Your task is to copy the listing exactly. Drop any pictures from the copy.
= = = =
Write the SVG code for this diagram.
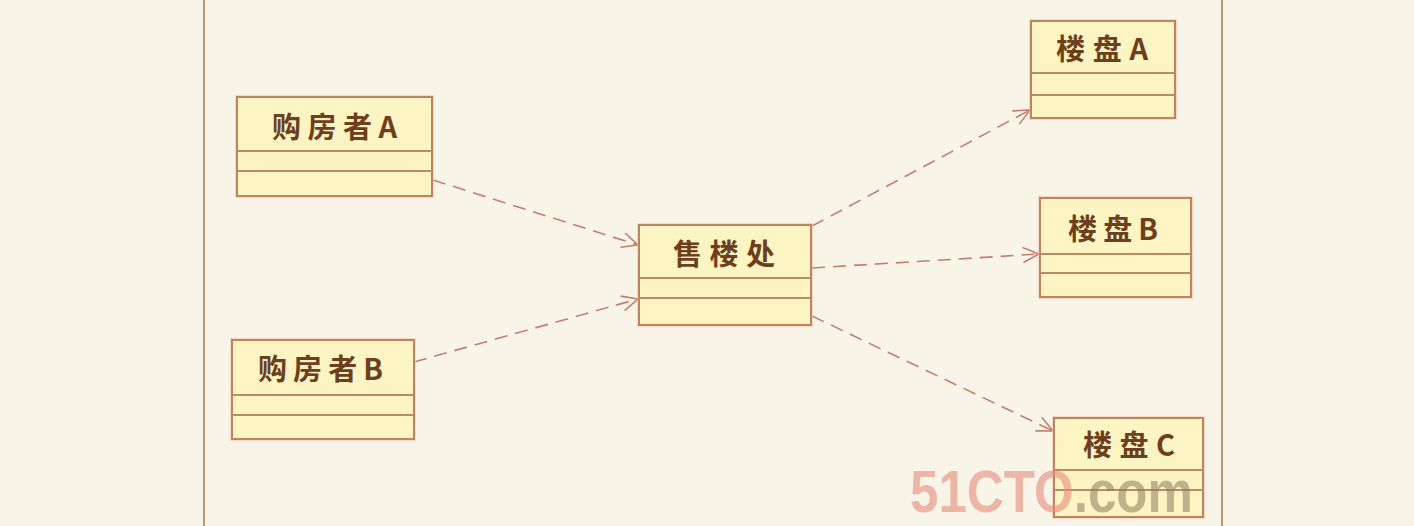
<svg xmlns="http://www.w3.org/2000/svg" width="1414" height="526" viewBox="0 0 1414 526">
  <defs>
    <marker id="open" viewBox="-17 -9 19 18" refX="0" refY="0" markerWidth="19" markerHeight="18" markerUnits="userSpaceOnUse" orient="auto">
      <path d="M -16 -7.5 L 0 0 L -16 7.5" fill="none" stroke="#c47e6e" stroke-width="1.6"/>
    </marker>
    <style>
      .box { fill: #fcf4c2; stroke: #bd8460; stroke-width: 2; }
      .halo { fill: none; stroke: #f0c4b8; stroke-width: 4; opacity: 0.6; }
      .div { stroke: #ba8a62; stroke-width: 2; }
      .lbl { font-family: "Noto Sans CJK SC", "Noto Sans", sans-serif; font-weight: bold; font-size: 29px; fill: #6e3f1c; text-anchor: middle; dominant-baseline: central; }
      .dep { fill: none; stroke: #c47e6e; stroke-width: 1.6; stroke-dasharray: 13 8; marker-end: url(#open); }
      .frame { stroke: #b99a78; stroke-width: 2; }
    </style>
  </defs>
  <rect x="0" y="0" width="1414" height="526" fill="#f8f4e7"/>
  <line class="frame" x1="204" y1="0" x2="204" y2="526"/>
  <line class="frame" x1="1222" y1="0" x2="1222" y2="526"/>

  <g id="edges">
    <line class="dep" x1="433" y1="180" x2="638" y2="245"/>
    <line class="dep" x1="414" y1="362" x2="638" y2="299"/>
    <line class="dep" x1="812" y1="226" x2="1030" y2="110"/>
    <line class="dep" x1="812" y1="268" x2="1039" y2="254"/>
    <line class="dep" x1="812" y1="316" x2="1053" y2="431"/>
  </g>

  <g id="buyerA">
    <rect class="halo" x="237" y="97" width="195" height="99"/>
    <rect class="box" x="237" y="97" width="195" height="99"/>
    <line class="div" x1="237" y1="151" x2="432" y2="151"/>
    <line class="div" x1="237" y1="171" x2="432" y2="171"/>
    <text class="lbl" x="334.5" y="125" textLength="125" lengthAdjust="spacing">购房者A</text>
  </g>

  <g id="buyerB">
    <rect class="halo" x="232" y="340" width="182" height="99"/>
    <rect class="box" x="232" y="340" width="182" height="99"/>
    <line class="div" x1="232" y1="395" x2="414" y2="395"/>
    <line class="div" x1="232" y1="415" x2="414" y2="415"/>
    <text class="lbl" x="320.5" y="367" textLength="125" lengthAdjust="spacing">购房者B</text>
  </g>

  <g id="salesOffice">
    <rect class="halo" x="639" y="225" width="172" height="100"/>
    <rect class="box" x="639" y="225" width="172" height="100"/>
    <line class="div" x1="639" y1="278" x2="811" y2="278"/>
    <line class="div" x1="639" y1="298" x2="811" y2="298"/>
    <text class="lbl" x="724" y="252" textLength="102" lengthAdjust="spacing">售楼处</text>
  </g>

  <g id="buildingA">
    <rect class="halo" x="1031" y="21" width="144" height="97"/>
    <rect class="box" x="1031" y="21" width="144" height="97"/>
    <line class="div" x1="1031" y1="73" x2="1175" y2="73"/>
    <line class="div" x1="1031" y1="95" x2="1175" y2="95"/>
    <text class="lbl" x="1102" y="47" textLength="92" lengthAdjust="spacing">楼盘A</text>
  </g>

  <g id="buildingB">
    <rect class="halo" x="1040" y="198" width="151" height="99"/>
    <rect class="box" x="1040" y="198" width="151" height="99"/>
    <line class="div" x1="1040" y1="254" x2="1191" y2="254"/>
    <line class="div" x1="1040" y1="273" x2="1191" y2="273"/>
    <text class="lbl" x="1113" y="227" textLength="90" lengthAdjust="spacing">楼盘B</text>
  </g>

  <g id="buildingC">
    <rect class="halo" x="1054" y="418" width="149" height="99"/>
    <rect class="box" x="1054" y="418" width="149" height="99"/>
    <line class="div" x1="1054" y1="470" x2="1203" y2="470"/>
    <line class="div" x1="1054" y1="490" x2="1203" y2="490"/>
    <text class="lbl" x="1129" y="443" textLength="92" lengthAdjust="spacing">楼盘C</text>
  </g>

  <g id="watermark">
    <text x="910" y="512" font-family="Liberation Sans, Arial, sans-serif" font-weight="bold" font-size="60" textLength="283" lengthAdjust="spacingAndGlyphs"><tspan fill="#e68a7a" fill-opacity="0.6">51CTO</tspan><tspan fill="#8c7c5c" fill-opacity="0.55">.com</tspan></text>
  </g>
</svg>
= = = =
Task answer:
Write the SVG code for this diagram.
<svg xmlns="http://www.w3.org/2000/svg" width="1414" height="526" viewBox="0 0 1414 526">
  <defs>
    <marker id="open" viewBox="-17 -9 19 18" refX="0" refY="0" markerWidth="19" markerHeight="18" markerUnits="userSpaceOnUse" orient="auto">
      <path d="M -16 -7.5 L 0 0 L -16 7.5" fill="none" stroke="#c47e6e" stroke-width="1.6"/>
    </marker>
    <style>
      .box { fill: #fcf4c2; stroke: #bd8460; stroke-width: 2; }
      .halo { fill: none; stroke: #f0c4b8; stroke-width: 4; opacity: 0.6; }
      .div { stroke: #ba8a62; stroke-width: 2; }
      .lbl { font-family: "Noto Sans CJK SC", "Noto Sans", sans-serif; font-weight: bold; font-size: 29px; fill: #6e3f1c; text-anchor: middle; dominant-baseline: central; }
      .dep { fill: none; stroke: #c47e6e; stroke-width: 1.6; stroke-dasharray: 13 8; marker-end: url(#open); }
      .frame { stroke: #b99a78; stroke-width: 2; }
    </style>
  </defs>
  <rect x="0" y="0" width="1414" height="526" fill="#f8f4e7"/>
  <line class="frame" x1="204" y1="0" x2="204" y2="526"/>
  <line class="frame" x1="1222" y1="0" x2="1222" y2="526"/>

  <g id="edges">
    <line class="dep" x1="433" y1="180" x2="638" y2="245"/>
    <line class="dep" x1="414" y1="362" x2="638" y2="299"/>
    <line class="dep" x1="812" y1="226" x2="1030" y2="110"/>
    <line class="dep" x1="812" y1="268" x2="1039" y2="254"/>
    <line class="dep" x1="812" y1="316" x2="1053" y2="431"/>
  </g>

  <g id="buyerA">
    <rect class="halo" x="237" y="97" width="195" height="99"/>
    <rect class="box" x="237" y="97" width="195" height="99"/>
    <line class="div" x1="237" y1="151" x2="432" y2="151"/>
    <line class="div" x1="237" y1="171" x2="432" y2="171"/>
    <text class="lbl" x="334.5" y="125" textLength="125" lengthAdjust="spacing">购房者A</text>
  </g>

  <g id="buyerB">
    <rect class="halo" x="232" y="340" width="182" height="99"/>
    <rect class="box" x="232" y="340" width="182" height="99"/>
    <line class="div" x1="232" y1="395" x2="414" y2="395"/>
    <line class="div" x1="232" y1="415" x2="414" y2="415"/>
    <text class="lbl" x="320.5" y="367" textLength="125" lengthAdjust="spacing">购房者B</text>
  </g>

  <g id="salesOffice">
    <rect class="halo" x="639" y="225" width="172" height="100"/>
    <rect class="box" x="639" y="225" width="172" height="100"/>
    <line class="div" x1="639" y1="278" x2="811" y2="278"/>
    <line class="div" x1="639" y1="298" x2="811" y2="298"/>
    <text class="lbl" x="724" y="252" textLength="102" lengthAdjust="spacing">售楼处</text>
  </g>

  <g id="buildingA">
    <rect class="halo" x="1031" y="21" width="144" height="97"/>
    <rect class="box" x="1031" y="21" width="144" height="97"/>
    <line class="div" x1="1031" y1="73" x2="1175" y2="73"/>
    <line class="div" x1="1031" y1="95" x2="1175" y2="95"/>
    <text class="lbl" x="1102" y="47" textLength="92" lengthAdjust="spacing">楼盘A</text>
  </g>

  <g id="buildingB">
    <rect class="halo" x="1040" y="198" width="151" height="99"/>
    <rect class="box" x="1040" y="198" width="151" height="99"/>
    <line class="div" x1="1040" y1="254" x2="1191" y2="254"/>
    <line class="div" x1="1040" y1="273" x2="1191" y2="273"/>
    <text class="lbl" x="1113" y="227" textLength="90" lengthAdjust="spacing">楼盘B</text>
  </g>

  <g id="buildingC">
    <rect class="halo" x="1054" y="418" width="149" height="99"/>
    <rect class="box" x="1054" y="418" width="149" height="99"/>
    <line class="div" x1="1054" y1="470" x2="1203" y2="470"/>
    <line class="div" x1="1054" y1="490" x2="1203" y2="490"/>
    <text class="lbl" x="1129" y="443" textLength="92" lengthAdjust="spacing">楼盘C</text>
  </g>

  <g id="watermark">
    <text x="910" y="512" font-family="Liberation Sans, Arial, sans-serif" font-weight="bold" font-size="60" textLength="283" lengthAdjust="spacingAndGlyphs"><tspan fill="#e68a7a" fill-opacity="0.6">51CTO</tspan><tspan fill="#8c7c5c" fill-opacity="0.55">.com</tspan></text>
  </g>
</svg>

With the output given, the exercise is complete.